**WRITTEN REQUEST:** Starting at the first line of the listing below, repeat each line exactly until the line containing "plt.rcParams['mathtext.default'] = 'regular'", which you include. Leave out pictures.
## start
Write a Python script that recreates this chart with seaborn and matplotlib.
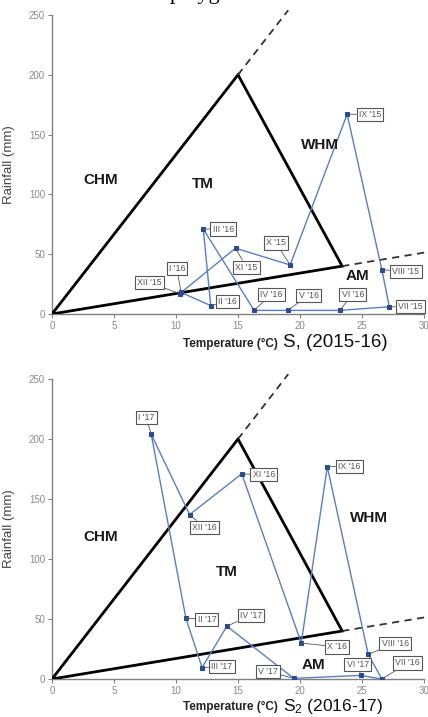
import matplotlib
matplotlib.use("Agg")
import matplotlib.pyplot as plt
import seaborn as sns

sns.set_theme(style="ticks")
plt.rcParams['font.family'] = ['Liberation Sans', 'DejaVu Sans']
plt.rcParams['mathtext.default'] = 'regular'

# 2015-16 climograph (S1)
months_15 = ["VII '15", "VIII '15", "IX '15", "X '15", "XI '15", "XII '15",
             "I '16", "II '16", "III '16", "IV '16", "V '16", "VI '16"]
temp_15 = [27.2, 26.6, 23.8, 19.2, 14.8, 10.3, 10.4, 12.8, 12.2, 16.3, 19.0, 23.2]
rain_15 = [6, 37, 167, 41, 55, 17, 18, 7, 71, 3, 3, 3]

# 2016-17 climograph (S2)
months_16 = ["VII '16", "VIII '16", "IX '16", "X '16", "XI '16", "XII '16",
             "I '17", "II '17", "III '17", "IV '17", "V '17", "VI '17"]
temp_16 = [26.6, 25.5, 22.2, 20.1, 15.3, 11.1, 8.0, 10.8, 12.1, 14.1, 19.5, 24.9]
rain_16 = [0, 20.5, 177, 30, 171, 137, 204, 50.6, 9.5, 44, 0.5, 3]

# climate polygon vertices (temperature, rainfall)
tri_t = [0, 15, 23.4, 0]
tri_r = [0, 200, 40, 0]

regions = ["CHM", "TM", "WHM", "AM"]
reg_pos_15 = [(3.9, 112), (12.2, 109), (21.6, 141), (24.6, 32)]
reg_pos_16 = [(3.9, 118), (14.1, 89), (25.6, 134), (21.1, 12)]

# label offsets in pixels (layout only)
offs_15 = [(21, 0), (24, -2), (23, 0), (-14, 22), (11, -19), (-30, 11),
           (-4, 24), (17, 4), (20, 0), (17, 16), (21, 15), (13, 16)]
offs_16 = [(26, 16), (27, 11), (22, 0), (36, -4), (22, -1), (15, -13),
           (-5, 17), (21, -1), (20, 1), (24, 11), (-26, 7), (-3, 11)]

fig = plt.figure(figsize=(4.28, 7.17), dpi=100)
ax1 = fig.add_axes([0.1215, 0.5621, 0.8692, 0.417])
ax2 = fig.add_axes([0.1215, 0.053, 0.8692, 0.4184])

line_c = '#5a7ec6'
mark_c = '#2b4a96'
grey = '#808080'


def draw(ax, temps, rains, names, offs, reg_pos):
    # polygon
    ax.plot(tri_t, tri_r, color='black', lw=2, solid_joinstyle='miter', zorder=3)
    ax.plot([15, 15 * 254 / 200], [200, 254], color='#333333', lw=1.3,
            ls=(0, (4, 3)), clip_on=False, zorder=3)
    ax.plot([23.4, 30.2], [40, 40 * 30.2 / 23.4], color='#333333', lw=1.3,
            ls=(0, (4, 3)), clip_on=False, zorder=3)

    # monthly loop
    t = temps + temps[:1]
    r = rains + rains[:1]
    sns.lineplot(x=t, y=r, sort=False, estimator=None, ax=ax, color=line_c,
                 lw=1, marker='s', markersize=3.2, markerfacecolor=mark_c,
                 markeredgecolor=mark_c, zorder=4)

    for name, x, y, (dx, dy) in zip(names, temps, rains, offs):
        ax.annotate(name, xy=(x, y), xytext=(dx, dy), textcoords='offset pixels',
                    ha='center', va='center', fontsize=6.3, color='#555555',
                    bbox=dict(boxstyle='square,pad=0.25', fc='white',
                              ec='#555555', lw=0.8),
                    arrowprops=dict(arrowstyle='-', color='#555555', lw=0.6,
                                    shrinkA=0, shrinkB=1),
                    zorder=5)

    for name, (x, y) in zip(regions, reg_pos):
        ax.text(x, y, name, ha='center', va='center', fontsize=11,
                fontweight='bold', color='#1a1a1a', zorder=6)

    ax.set_xlim(0, 30)
    ax.set_ylim(0, 250)
    ax.set_xticks(range(0, 31, 5))
    ax.set_yticks(range(0, 251, 50))
    sns.despine(ax=ax)
    for s in ['left', 'bottom']:
        ax.spines[s].set_color(grey)
        ax.spines[s].set_linewidth(1)
    ax.tick_params(axis='both', direction='out', length=3, width=0.8,
                   color=grey, labelcolor='#8a8a8a', labelsize=7, pad=2)
    ax.set_ylabel("Rainfall (mm)", fontsize=9.5, color='#444444', labelpad=10)
    ax.set_xlabel("")


draw(ax1, temp_15, rain_15, months_15, offs_15, reg_pos_15)
draw(ax2, temp_16, rain_16, months_16, offs_16, reg_pos_16)

# axis captions
fig.text(278 / 428, 1 - 347 / 717, "Temperature (°C)", ha='right', va='baseline',
         fontsize=8.5, fontweight='bold', color='#222222')
fig.text(283 / 428, 1 - 347 / 717, "S, (2015-16)", ha='left', va='baseline',
         fontsize=13.5, color='#111111')
fig.text(278 / 428, 1 - 710 / 717, "Temperature (°C)", ha='right', va='baseline',
         fontsize=8.5, fontweight='bold', color='#222222')
fig.text(283 / 428, 1 - 711 / 717, "S$_2$ (2016-17)", ha='left', va='baseline',
         fontsize=12.5, color='#111111')

# cut-off caption text at the very top
fig.text(170 / 428, 1.0 + 1 / 717, "polygon", ha='left', va='baseline',
         fontsize=16, family=['Liberation Serif', 'DejaVu Serif'], color='black')

fig.savefig("out.png", dpi=100)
## end
**SOLVED EXERCISE:**
Write a Python script that recreates this chart with seaborn and matplotlib.
import matplotlib
matplotlib.use("Agg")
import matplotlib.pyplot as plt
import seaborn as sns

sns.set_theme(style="ticks")
plt.rcParams['font.family'] = ['Liberation Sans', 'DejaVu Sans']
plt.rcParams['mathtext.default'] = 'regular'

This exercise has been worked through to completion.